The harness and the verification pipeline
The key engineering work was the harness: code that instructs the model, exposes read/write access to files, and calls existing Mozilla tools and fuzzers to validate hypotheses. Mozilla’s approach also used a second LLM to grade outputs from the first, creating an automated verification signal that mimics how human reviewers confirm issues. For memory-safety bugs, a clear success signal exists (the sanitizer build crashes), which makes automated verification straightforward. That deterministic signal, combined with tooling that can run and evaluate test cases at scale, is what Mozilla credits for the sharply reduced rate of false positives compared with earlier experiments that produced plausible but hallucinated bug reports.
The results and how they were categorized
Over the two-month run, Mythos and the harness produced 271 internal security findings. Mozilla says 180 were designated sec-high (vulnerabilities exploitable through normal user behavior), 80 were sec-moderate, and 11 were sec-low. Rather than filing separate CVEs for each internally discovered bug, Mozilla bundles many internal fixes into rollup patches and typically keeps full Bugzilla reports private for a period after fixes land to avoid releasing ready-made exploit information. Mozilla has published a dozen of the Bugzilla reports from this set to provide additional transparency.
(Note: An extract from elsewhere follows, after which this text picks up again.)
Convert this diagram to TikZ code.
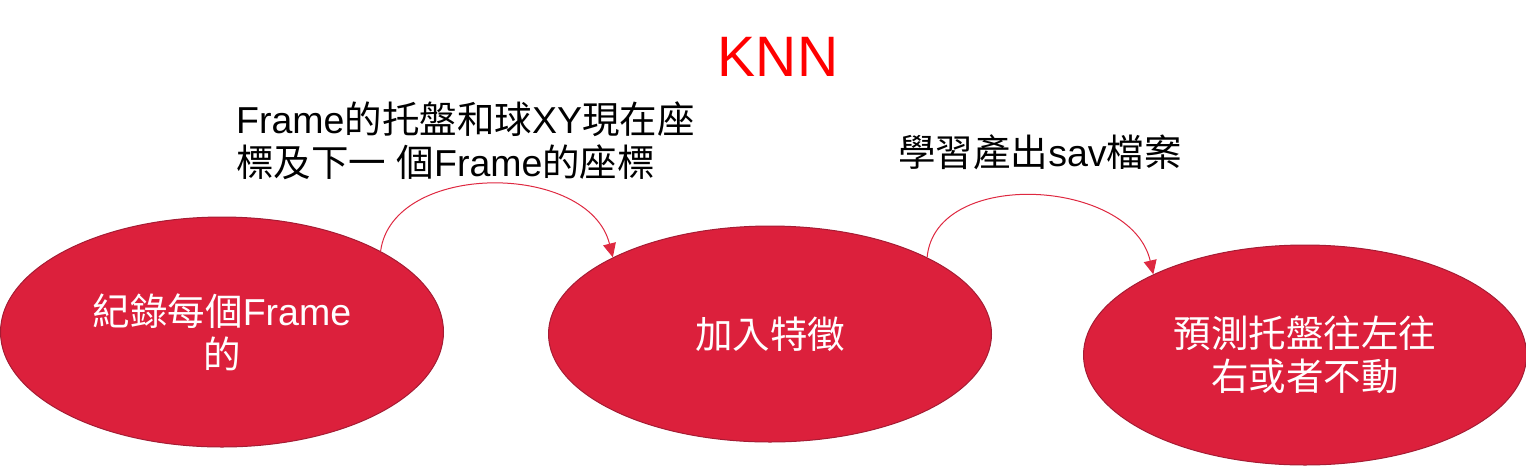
\documentclass[tikz,border=0pt]{standalone}
\usepackage{fontspec}
\setmainfont{Liberation Sans}
\newfontfamily\cjk{Noto Sans CJK TC}
\newcommand\zh[1]{{\cjk #1}}
\usetikzlibrary{shapes.geometric,arrows.meta}
\definecolor{ellred}{RGB}{220,32,60}
\definecolor{ellborder}{RGB}{165,28,52}
\definecolor{arrred}{RGB}{222,40,64}
\tikzset{
  stepell/.style={ellipse, fill=ellred, draw=ellborder, line width=1pt,
    minimum width=443pt, inner sep=0pt,
    text=white, align=center, font=\fontsize{37.5}{45}\selectfont},
  lbl/.style={inner sep=0pt, text=black, font=\fontsize{37.5}{45}\selectfont},
  flow/.style={draw=arrred, line width=1pt, -{Triangle[length=14pt,width=13pt]}}
}
\begin{document}
\begin{tikzpicture}[x=1pt,y=-1pt]
\useasboundingbox (0,0) rectangle (1526,467);
\node[inner sep=0pt, text={rgb,255:red,255;green,0;blue,0}, font=\fontsize{57}{60}\selectfont] (title) at (778,57) {KNN};
\node[stepell, minimum height=230pt] (e1) at (222,332) {\zh{紀錄每個}Frame\\[-2pt]\zh{的}};
\node[stepell, minimum height=216pt] (e2) at (770,334) {\raisebox{-4pt}{\zh{加入特徵}}};
\node[stepell, minimum height=220pt] (e3) at (1305,355) {\zh{預測托盤往左往}\\[-2pt]\zh{右或者不動}};
\node[lbl, anchor=west, align=left] (l1) at (236,141) {Frame\zh{的托盤和球}XY\zh{現在座}\\[-2pt]\zh{標及下一} \zh{個}Frame\zh{的座標}};
\node[lbl] (l2) at (1040,152) {\zh{學習產出}sav\zh{檔案}};
\draw[flow] (e1.27) .. controls +(12,-90) and +(-24,-96) .. (e2.154);
\draw[flow] (e2.26) .. controls +(8,-90) and +(-22,-96) .. (e3.152);
\end{tikzpicture}
\end{document}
Why some experts remain skeptical
Even with published test cases, critics warn of cherry-picking and PR-friendly narratives. Early AI-assisted bug scans produced many human-only triage workloads because models hallucinated details; Mozilla’s harness attempts to address that, but skeptics ask whether the publicized examples are the best-case subset. There are also broader concerns: once tools that can find vulnerabilities at scale exist, malicious actors may use similar techniques. The debate has shifted from “can models find bugs?” to “how cost-effective, reliable, and safely usable are these systems in real-world defensive and offensive workflows?”
Economics, access, and the future of tooling
Practical adoption hinges on cost and accessibility. Running frontier models like Mythos at the token volumes needed to scan large codebases can be expensive; organizations will weigh those cloud and model costs against human engineering time. Some researchers are experimenting with local LLMs or hybrid approaches that may offer more affordable long-term options. Another real question is whether Mozilla will open-source the harness or share implementation details: doing so would accelerate defensive adoption but could also help attackers if release timing and mitigations aren’t handled carefully.
What this means for defenders and attackers
Mozilla’s effort shows a path forward where AI models become productive parts of security toolchains when paired with deterministic verification and engineering around success signals. For defenders, that suggests investments in tooling that makes model outputs testable and automatable are likely to pay off. For attackers, the concern is inevitable: improved tooling lowers the barrier to finding exploitable code at scale. The net effect will depend on how broadly defensive teams can adopt similar verification infrastructures and how responsibly disclosures and tool releases are managed.
Mozilla’s motives and the open questions that remain
Mozilla frames the work as an engineering breakthrough and a public-good demonstration rather than marketing: their stated goal is to spur conversation and adoption of robust, harnessed approaches to AI-assisted vulnerability discovery. But open questions persist: how many false negatives or missed classes of bugs exist, how reproducible the results are across other projects and languages, and whether Mozilla will share the harness code or only further controlled examples. The conversation is likely to continue as other organizations try similar techniques and as attackers respond in kind.